Opinion Submission: It is time we fight every nationalism

| Class of 2022

The problem with white nationalism is twofold: First, white racial identity is constructed to oppress others, and second, nationalism (wherever it is found) structurally privileges some group of people in an unjustifiable manner. When white nationalists defaced campus in December, too many students were only primed to discuss the first part. When WUSTL Black and Palestinian Liberation (BPL) posted a critique of the Jewish nationalist program Birthright (rightly pointing out that Birthright manufactures consent for Israel and settler colonialism more broadly), the backlash from otherwise progressive students made it clear our campus needs discussion about the second. Nationalism, white or otherwise, is indefensible, and it is time for our student body to give it up.

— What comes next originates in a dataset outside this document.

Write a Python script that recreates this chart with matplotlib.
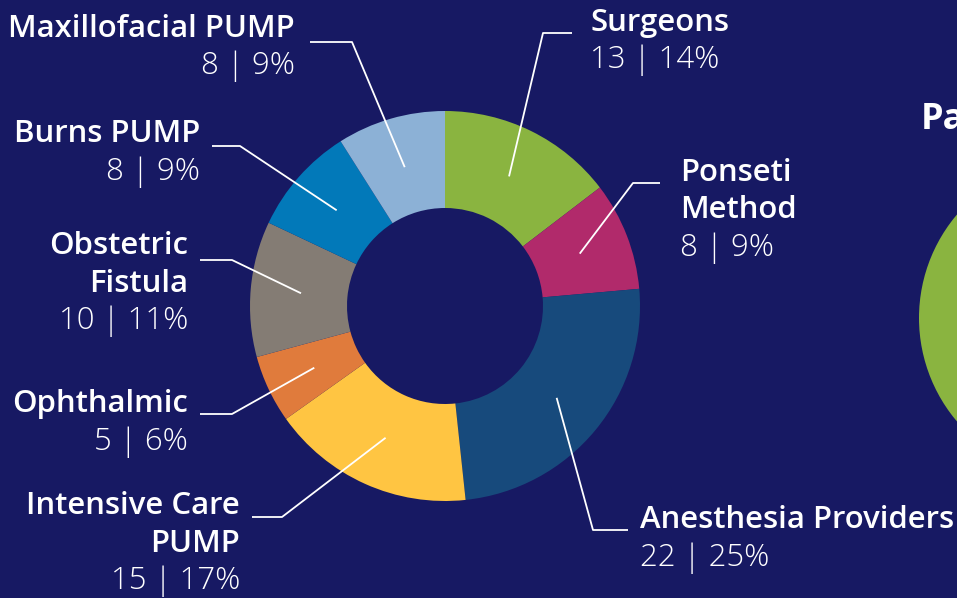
import matplotlib
matplotlib.use("Agg")
import matplotlib.pyplot as plt
import numpy as np

# data
labels = ["Surgeons", "Ponseti\nMethod", "Anesthesia Providers", "Intensive Care\nPUMP",
          "Ophthalmic", "Obstetric\nFistula", "Burns PUMP", "Maxillofacial PUMP"]
counts = [13, 8, 22, 15, 5, 10, 8, 8]
pcts = [14, 9, 25, 17, 6, 11, 9, 9]
colors = ["#8ab440", "#b12a6b", "#174a7c", "#ffc542",
          "#e07b3c", "#847c74", "#0279b9", "#8cb1d6"]

BG = "#171963"
W, H = 957, 598

# label layout in pixel coords (elbow x, elbow y, line end x, text x, text top y, align)
layout = [
    (543, 33, 572, 590, 23, "left"),
    (633, 183, 660, 680, 173, "left"),
    (593, 530, 628, 640, 520, "left"),
    (282, 517, 252, 240, 506, "right"),
    (232, 414, 200, 188, 404, "right"),
    (232, 260, 200, 188, 246, "right"),
    (240, 146, 212, 200, 134, "right"),
    (352, 42, 310, 295, 29, "right"),
]

fig = plt.figure(figsize=(W / 100, H / 100), dpi=100, facecolor=BG)
ax = fig.add_axes([0, 0, 1, 1])
ax.set_facecolor(BG)

cx, cy = 445, H - 306
R, r_in = 195, 98

wedges, _ = ax.pie(counts, colors=colors, startangle=90, counterclock=False,
                   radius=R, center=(cx, cy), frame=True,
                   wedgeprops=dict(width=R - r_in, linewidth=0))
ax.set_xlim(0, W)
ax.set_ylim(0, H)
ax.set_aspect("equal")
ax.axis("off")

fs = 22.4
for w, lab, n, p, (ex, ey, lx, tx, ty, ha) in zip(wedges, labels, counts, pcts, layout):
    ang = np.deg2rad((w.theta1 + w.theta2) / 2)
    rr = r_in + (R - r_in) * 0.48
    px, py = cx + rr * np.cos(ang), cy + rr * np.sin(ang)
    ax.plot([px, ex, lx], [py, H - ey, H - ey], color="white", lw=1.3,
            solid_capstyle="butt")
    y = H - ty
    for line in lab.split("\n"):
        ax.text(tx, y, line, color="white", fontsize=fs, fontweight="semibold",
                family="Open Sans", ha=ha, va="center")
        y -= 37.5
    ax.text(tx, y, f"{n} | {p}%", color="white", fontsize=fs, fontweight="light",
            family="Open Sans", ha=ha, va="center")

# edge of the neighbouring chart, cut off by the frame
circ = plt.Circle((1079, H - 318), 160, color="#8ab440", lw=0)
ax.add_patch(circ)
ax.text(921, H - 120, "Pa", color="white", fontsize=26, fontweight="bold",
        family="Open Sans", ha="left", va="center")

fig.savefig("out.png", dpi=100, facecolor=BG)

Many responses to BPL pointed out that it is inappropriate to use whiteness and Jewishness interchangeably, but these turned into demands that no comparison be drawn between white nationalists and nationalists of a different kind. Certain students attempted to invalidate any critique of the Jewish national movement by misappropriating radical language, relying on a layman’s misunderstanding of indigeneity to lay claim over land two oceans away. Others insisted that Birthright does not manufacture consent, which is blatantly false, and that the trip only is meant to help young Jews connect with their culture, as if Jewish culture is geographically limited.

Among all of this was a common thread: an undeniable right of the Jewish people not just to self-determination but to a nation-state, and that it would be antisemitic to deny that nation-state’s unquestionable status. When the intercampus group Jewish on Campus responded, bringing an undue amount of attention to what could have been a WashU-specific dialogue, they too insisted on the mandatory acceptance of the Jewish national project, calling Palestinian narratives disinformation. Our campus American Israel Public Affairs Committee (AIPAC) affiliate president posted a response attempting to paint the Jewish nation-state as a beacon of liberalism, drawing on Islamophobic ideas of a backwardness to the rest of the region.

I cannot sit by and watch campus groups promote contradictory ideas as if they are cohesive. There is no liberal nationalism. For my Jewish peers who have renamed nationalism as it applies to our people: There is no liberal Zionism. You cannot support human rights in full, then draw lines on a map and give political privilege to some group within those lines. No magnitude of demographic majority can make the practice palatable. Where the majority of the privileged group is questionable, the violations of minority rights will only become more abhorrent. 

America cannot be the only place in which one supports multicultural ideals. If you are going to be cosmopolitan, hold that view across all geographies. If you can see the racism and xenophobia which come with American nationalism, can you not see the same across all nationalisms? Do you really believe shared ethnic origin is necessary to statecraft when we can see the success brought by diverse communities all around us? With a campus full of budding environmentalists, where are the students supporting ecosovereignty as the way forward? With the ongoing threat of climate change, why are we not promoting models of government which support sustainable land use over ethnic jingoism?

Present material reality might change the immediate options available to us in creating political change, but it does not have to limit our vision for the future. We can organize and build solidarity in new ways to create the world we want to see. We can connect through our neighborhoods instead of parties, meet at community centers instead of church basements, listen to the most oppressed instead of think tanks and their grandstanding politicians. We do not have to join the ranks of projects started by short-minded reformers, the type that continue to pitch two-states or are petrified by the word “abolition.” We owe nothing to the programs which sit in the way of real progress, from Birthright to Hindu Swayamsevak Sangh to Boys’ State, no matter our past relationships to them. We can give up nationalism and work towards something better.